Outdated ideas: By definition, tropes have been around for a long time. This means they can be a product of their time, becoming popular because of the climate they’re created in. Subverting such tropes is not only smart storytelling, but a rebuke to any underlying outdated messaging.

For example, the “final girl” trope is wrapped up in complicated sexism—the idea that a woman is rewarded for repressing or ignoring their sexuality. In “Scream” (1996), Craven—who helped create the idea of a final girl in “A Nightmare on Elm Street”—alludes to the archetype with the virginal Sidney Prescott (Neve Campbell), who resists the urges of her boyfriend, Billy (Skeet Ulrich). The film plays with the history tropes in horror, with characters explicitly pointing out that the murders taking place follow the “rules” of the genre.
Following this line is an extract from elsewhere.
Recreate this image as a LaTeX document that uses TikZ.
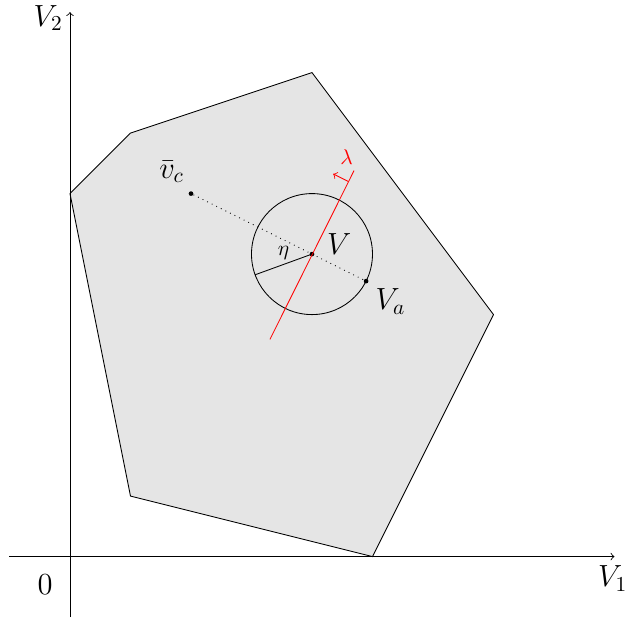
\documentclass[tikz,border=0pt]{standalone}
\usetikzlibrary{calc}
\begin{document}
\begin{tikzpicture}[
  lbl/.style={font=\Large, inner sep=1pt},
  dotpt/.style={circle, fill=black, inner sep=0pt, minimum size=2.2pt},
  axis/.style={->, >=to, thin}
]
\useasboundingbox (-1.157,-1.107) rectangle (9.24,9.2);
% polygon
\filldraw[fill=gray!20, draw=black] (0,6) -- (1,7) -- (4,8) -- (7,4) -- (5,0) -- (1,1) -- cycle;
% axes
\coordinate (xs) at (-1,0);
\coordinate (xe) at (9,0);
\coordinate (ys) at (0,-1);
\coordinate (ye) at (0,9);
\draw[axis] (xs) -- (xe);
\draw[axis] (ys) -- (ye);
\node[lbl, anchor=center] (v1lab) at (8.97,-0.36) {$V_1$};
\node[lbl, anchor=center] (v2lab) at (-0.36,8.9) {$V_2$};
\node[lbl, anchor=center] (zero) at (-0.41,-0.46) {$0$};
% points
\node[dotpt] (V) at (4,5) {};
\node[dotpt] (vc) at (2,6) {};
\node[dotpt] (Va) at ($(4,5)+({2/sqrt(5)},{-1/sqrt(5)})$) {};
\node[lbl, anchor=center] (vclab) at (1.68,6.36) {$\bar v_c$};
\node[lbl, anchor=center] (Valab) at (5.3,4.22) {$V_a$};
\node[lbl, anchor=center] (Vlab) at (4.45,5.17) {$V$};
% circle
\draw (V.center) circle (1);
\draw[dotted] (vc) -- (V.center) -- (Va);
% eta radius
\coordinate (etaend) at ($(V.center)+(200:1)$);
\draw (V.center) -- (etaend) node[midway, above=1pt, inner sep=1pt] (eta) {$\eta$};
% red line
\coordinate (rtop) at ($(V.center)+(0.695,1.38)$);
\coordinate (rbot) at ($(V.center)+(-0.695,-1.41)$);
\draw[red] (rbot) -- (rtop);
\coordinate (as) at ($(V.center)+(0.6,1.2)$);
\coordinate (ae) at ($(as)+(-0.25,0.125)$);
\draw[red, ->, >=to] (as) -- (ae);
\node[red, inner sep=1pt, anchor=center] (lam) at (4.57,6.6) {$\lambda$};
\end{tikzpicture}
\end{document}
However, Sidney loses her virginity before the third act and still emerges, alive, as the final girl—a nod from Craven as to the ways genre storytelling can evolve.

In her Oscar-nominated 2023 comedy “Barbie,” Greta Gerwig satirized the “geek to beauty” trope. In a bid to topple the hypermasculine patriarchy established by the Kens, Sasha (Ariana Greenblatt) adds this to the plan: “We’ll distract them with the old standby—wearing glasses so that they can discover that you’re pretty.”